Fear of government’s abuse of eminent domain increased in 2005 when the U.S. Supreme Court ruled that a city’s taking of property from one private owner to give to another for development was legal under the Fifth Amendment.
This ruling sparked a movement across the United States to protect individuals’ property from government seizure. In Virginia, during the 2011 session, a bill was passed in favor of amending Virginia’s Constitution to explicitly protect private property. The amendment addresses the power of local and state governments to take property from its lawful owners for so-called “public use.” The use of eminent domain makes it legal for the City of Alexandria to take a property at “market value” and then sell it to a private resident or a developer or corporation.
The city has already threatened to use this abusive power. Earlier this year the city offered to buy property from The Old Dominion Boat Club at the foot of King Street. The Old Dominion Boat Club did not want to sell property it has owned since 1883. City Attorney Jim Banks declared eminent domain remained a tool available to the city council to take this property from its legal owners.
Our council continues to look at private property as available for whatever plans it has for development of the waterfront. Our elected officials should declare they will not use eminent domain to take from one private owner for the benefit of another person, company or developer.

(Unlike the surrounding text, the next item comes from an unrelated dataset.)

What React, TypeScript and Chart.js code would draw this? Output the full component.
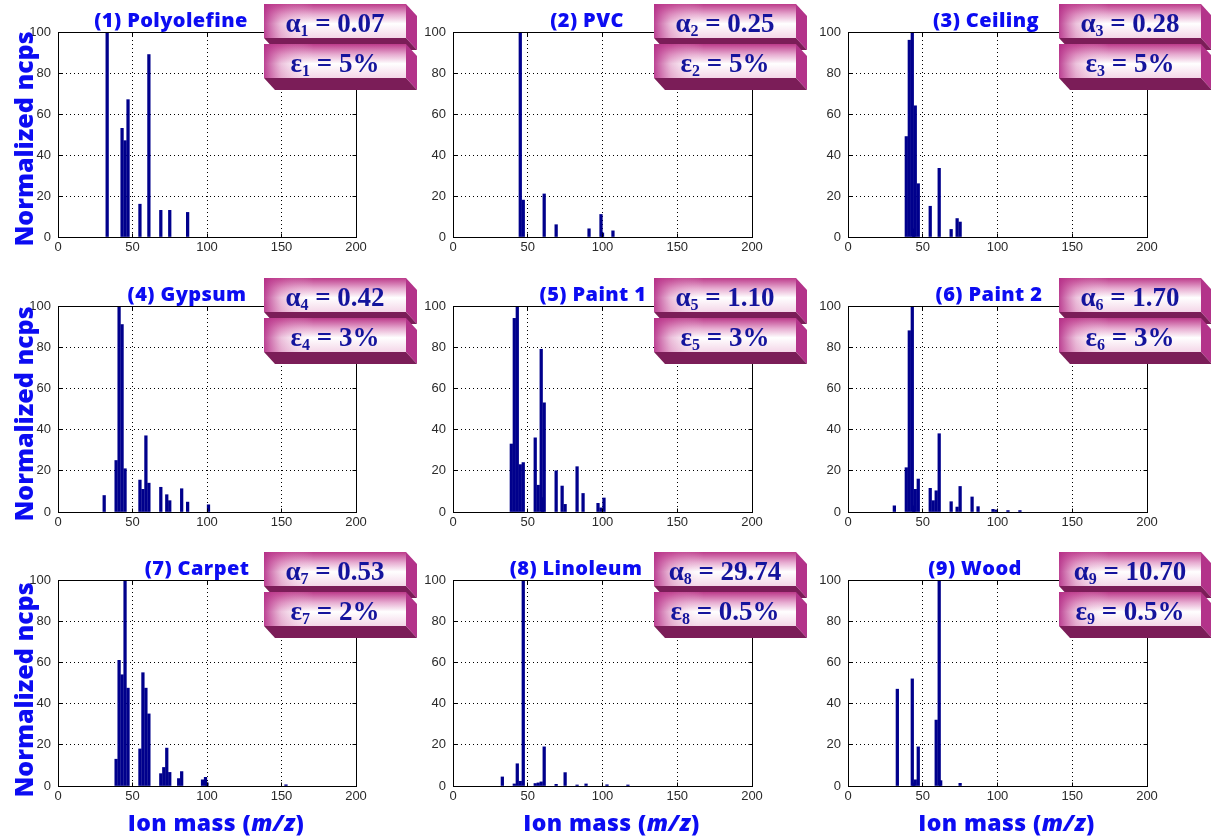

Each council member should pledge that he or she will use eminent domain only for truly essential public needs, such as transportation, schools, power and sewer.
We the people of Alexandria must be vigilant. Our government’s threat to use its immense power of eminent domain for nonessential government functions should be a warning to all Alexandrians their property rights are held in little regard by this council.
Our city council threatens each of us when it threatens one of us.